>>>>>

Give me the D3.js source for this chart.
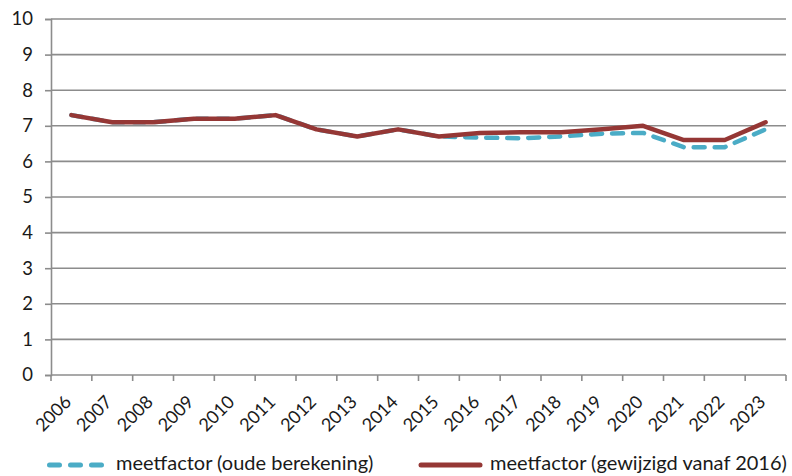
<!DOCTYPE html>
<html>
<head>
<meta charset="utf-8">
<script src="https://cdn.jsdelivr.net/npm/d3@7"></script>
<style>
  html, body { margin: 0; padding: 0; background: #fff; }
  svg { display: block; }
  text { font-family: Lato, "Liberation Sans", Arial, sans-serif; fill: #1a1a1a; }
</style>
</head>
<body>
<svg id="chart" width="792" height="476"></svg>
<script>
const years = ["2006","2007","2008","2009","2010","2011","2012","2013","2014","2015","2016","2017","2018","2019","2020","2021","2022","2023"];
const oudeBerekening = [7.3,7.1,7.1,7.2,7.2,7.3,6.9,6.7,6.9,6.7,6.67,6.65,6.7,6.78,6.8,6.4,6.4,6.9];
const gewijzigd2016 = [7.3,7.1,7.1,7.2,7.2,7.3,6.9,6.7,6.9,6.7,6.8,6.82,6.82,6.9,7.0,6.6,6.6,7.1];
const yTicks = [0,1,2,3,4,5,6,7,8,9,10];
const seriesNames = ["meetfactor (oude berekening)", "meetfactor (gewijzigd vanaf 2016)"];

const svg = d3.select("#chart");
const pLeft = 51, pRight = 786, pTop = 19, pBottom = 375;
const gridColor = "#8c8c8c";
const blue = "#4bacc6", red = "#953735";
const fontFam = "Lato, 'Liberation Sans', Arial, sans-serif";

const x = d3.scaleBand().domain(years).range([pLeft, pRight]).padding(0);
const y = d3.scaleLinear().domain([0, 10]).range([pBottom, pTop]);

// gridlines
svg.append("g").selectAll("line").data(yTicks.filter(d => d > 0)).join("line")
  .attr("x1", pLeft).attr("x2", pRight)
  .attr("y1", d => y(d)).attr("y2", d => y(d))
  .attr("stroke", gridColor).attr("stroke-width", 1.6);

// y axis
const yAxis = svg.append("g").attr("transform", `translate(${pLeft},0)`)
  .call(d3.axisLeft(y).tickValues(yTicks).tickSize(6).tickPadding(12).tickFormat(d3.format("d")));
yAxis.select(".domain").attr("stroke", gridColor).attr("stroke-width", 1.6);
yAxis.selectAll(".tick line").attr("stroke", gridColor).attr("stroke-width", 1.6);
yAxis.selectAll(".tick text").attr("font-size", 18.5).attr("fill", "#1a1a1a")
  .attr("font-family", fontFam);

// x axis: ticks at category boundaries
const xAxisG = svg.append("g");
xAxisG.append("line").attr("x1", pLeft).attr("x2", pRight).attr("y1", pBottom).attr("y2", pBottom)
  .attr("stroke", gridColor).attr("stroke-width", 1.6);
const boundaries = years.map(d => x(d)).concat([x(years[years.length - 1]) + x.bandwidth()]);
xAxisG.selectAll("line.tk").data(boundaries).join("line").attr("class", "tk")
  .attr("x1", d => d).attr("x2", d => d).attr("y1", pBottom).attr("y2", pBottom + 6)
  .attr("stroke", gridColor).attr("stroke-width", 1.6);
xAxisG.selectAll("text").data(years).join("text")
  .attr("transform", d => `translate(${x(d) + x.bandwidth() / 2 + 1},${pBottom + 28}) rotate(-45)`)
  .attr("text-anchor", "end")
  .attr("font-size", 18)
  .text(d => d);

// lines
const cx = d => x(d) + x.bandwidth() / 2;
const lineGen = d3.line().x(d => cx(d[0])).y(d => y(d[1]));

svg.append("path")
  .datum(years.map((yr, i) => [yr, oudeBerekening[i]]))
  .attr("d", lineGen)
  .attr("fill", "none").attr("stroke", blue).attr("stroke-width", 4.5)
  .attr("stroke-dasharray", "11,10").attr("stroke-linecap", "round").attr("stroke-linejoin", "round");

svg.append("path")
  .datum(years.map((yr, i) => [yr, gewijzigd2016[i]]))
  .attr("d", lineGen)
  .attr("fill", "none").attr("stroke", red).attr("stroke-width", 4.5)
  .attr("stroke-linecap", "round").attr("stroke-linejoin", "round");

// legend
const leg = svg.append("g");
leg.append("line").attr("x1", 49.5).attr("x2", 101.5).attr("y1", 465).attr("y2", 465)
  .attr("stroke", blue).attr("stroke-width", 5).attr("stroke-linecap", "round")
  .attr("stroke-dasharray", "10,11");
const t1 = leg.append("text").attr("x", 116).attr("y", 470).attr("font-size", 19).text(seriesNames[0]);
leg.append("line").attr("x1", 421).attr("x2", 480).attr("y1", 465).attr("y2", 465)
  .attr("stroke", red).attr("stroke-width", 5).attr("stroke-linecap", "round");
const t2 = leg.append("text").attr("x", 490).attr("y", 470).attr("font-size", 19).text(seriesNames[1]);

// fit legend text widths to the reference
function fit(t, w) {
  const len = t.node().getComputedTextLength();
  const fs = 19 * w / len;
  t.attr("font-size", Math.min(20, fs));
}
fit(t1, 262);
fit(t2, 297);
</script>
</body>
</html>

<<<<<

Copy the material above in full and exactly, skipping pictures.

◆ TASK ANSWER:
Give me the D3.js source for this chart.
<!DOCTYPE html>
<html>
<head>
<meta charset="utf-8">
<script src="https://cdn.jsdelivr.net/npm/d3@7"></script>
<style>
  html, body { margin: 0; padding: 0; background: #fff; }
  svg { display: block; }
  text { font-family: Lato, "Liberation Sans", Arial, sans-serif; fill: #1a1a1a; }
</style>
</head>
<body>
<svg id="chart" width="792" height="476"></svg>
<script>
const years = ["2006","2007","2008","2009","2010","2011","2012","2013","2014","2015","2016","2017","2018","2019","2020","2021","2022","2023"];
const oudeBerekening = [7.3,7.1,7.1,7.2,7.2,7.3,6.9,6.7,6.9,6.7,6.67,6.65,6.7,6.78,6.8,6.4,6.4,6.9];
const gewijzigd2016 = [7.3,7.1,7.1,7.2,7.2,7.3,6.9,6.7,6.9,6.7,6.8,6.82,6.82,6.9,7.0,6.6,6.6,7.1];
const yTicks = [0,1,2,3,4,5,6,7,8,9,10];
const seriesNames = ["meetfactor (oude berekening)", "meetfactor (gewijzigd vanaf 2016)"];

const svg = d3.select("#chart");
const pLeft = 51, pRight = 786, pTop = 19, pBottom = 375;
const gridColor = "#8c8c8c";
const blue = "#4bacc6", red = "#953735";
const fontFam = "Lato, 'Liberation Sans', Arial, sans-serif";

const x = d3.scaleBand().domain(years).range([pLeft, pRight]).padding(0);
const y = d3.scaleLinear().domain([0, 10]).range([pBottom, pTop]);

// gridlines
svg.append("g").selectAll("line").data(yTicks.filter(d => d > 0)).join("line")
  .attr("x1", pLeft).attr("x2", pRight)
  .attr("y1", d => y(d)).attr("y2", d => y(d))
  .attr("stroke", gridColor).attr("stroke-width", 1.6);

// y axis
const yAxis = svg.append("g").attr("transform", `translate(${pLeft},0)`)
  .call(d3.axisLeft(y).tickValues(yTicks).tickSize(6).tickPadding(12).tickFormat(d3.format("d")));
yAxis.select(".domain").attr("stroke", gridColor).attr("stroke-width", 1.6);
yAxis.selectAll(".tick line").attr("stroke", gridColor).attr("stroke-width", 1.6);
yAxis.selectAll(".tick text").attr("font-size", 18.5).attr("fill", "#1a1a1a")
  .attr("font-family", fontFam);

// x axis: ticks at category boundaries
const xAxisG = svg.append("g");
xAxisG.append("line").attr("x1", pLeft).attr("x2", pRight).attr("y1", pBottom).attr("y2", pBottom)
  .attr("stroke", gridColor).attr("stroke-width", 1.6);
const boundaries = years.map(d => x(d)).concat([x(years[years.length - 1]) + x.bandwidth()]);
xAxisG.selectAll("line.tk").data(boundaries).join("line").attr("class", "tk")
  .attr("x1", d => d).attr("x2", d => d).attr("y1", pBottom).attr("y2", pBottom + 6)
  .attr("stroke", gridColor).attr("stroke-width", 1.6);
xAxisG.selectAll("text").data(years).join("text")
  .attr("transform", d => `translate(${x(d) + x.bandwidth() / 2 + 1},${pBottom + 28}) rotate(-45)`)
  .attr("text-anchor", "end")
  .attr("font-size", 18)
  .text(d => d);

// lines
const cx = d => x(d) + x.bandwidth() / 2;
const lineGen = d3.line().x(d => cx(d[0])).y(d => y(d[1]));

svg.append("path")
  .datum(years.map((yr, i) => [yr, oudeBerekening[i]]))
  .attr("d", lineGen)
  .attr("fill", "none").attr("stroke", blue).attr("stroke-width", 4.5)
  .attr("stroke-dasharray", "11,10").attr("stroke-linecap", "round").attr("stroke-linejoin", "round");

svg.append("path")
  .datum(years.map((yr, i) => [yr, gewijzigd2016[i]]))
  .attr("d", lineGen)
  .attr("fill", "none").attr("stroke", red).attr("stroke-width", 4.5)
  .attr("stroke-linecap", "round").attr("stroke-linejoin", "round");

// legend
const leg = svg.append("g");
leg.append("line").attr("x1", 49.5).attr("x2", 101.5).attr("y1", 465).attr("y2", 465)
  .attr("stroke", blue).attr("stroke-width", 5).attr("stroke-linecap", "round")
  .attr("stroke-dasharray", "10,11");
const t1 = leg.append("text").attr("x", 116).attr("y", 470).attr("font-size", 19).text(seriesNames[0]);
leg.append("line").attr("x1", 421).attr("x2", 480).attr("y1", 465).attr("y2", 465)
  .attr("stroke", red).attr("stroke-width", 5).attr("stroke-linecap", "round");
const t2 = leg.append("text").attr("x", 490).attr("y", 470).attr("font-size", 19).text(seriesNames[1]);

// fit legend text widths to the reference
function fit(t, w) {
  const len = t.node().getComputedTextLength();
  const fs = 19 * w / len;
  t.attr("font-size", Math.min(20, fs));
}
fit(t1, 262);
fit(t2, 297);
</script>
</body>
</html>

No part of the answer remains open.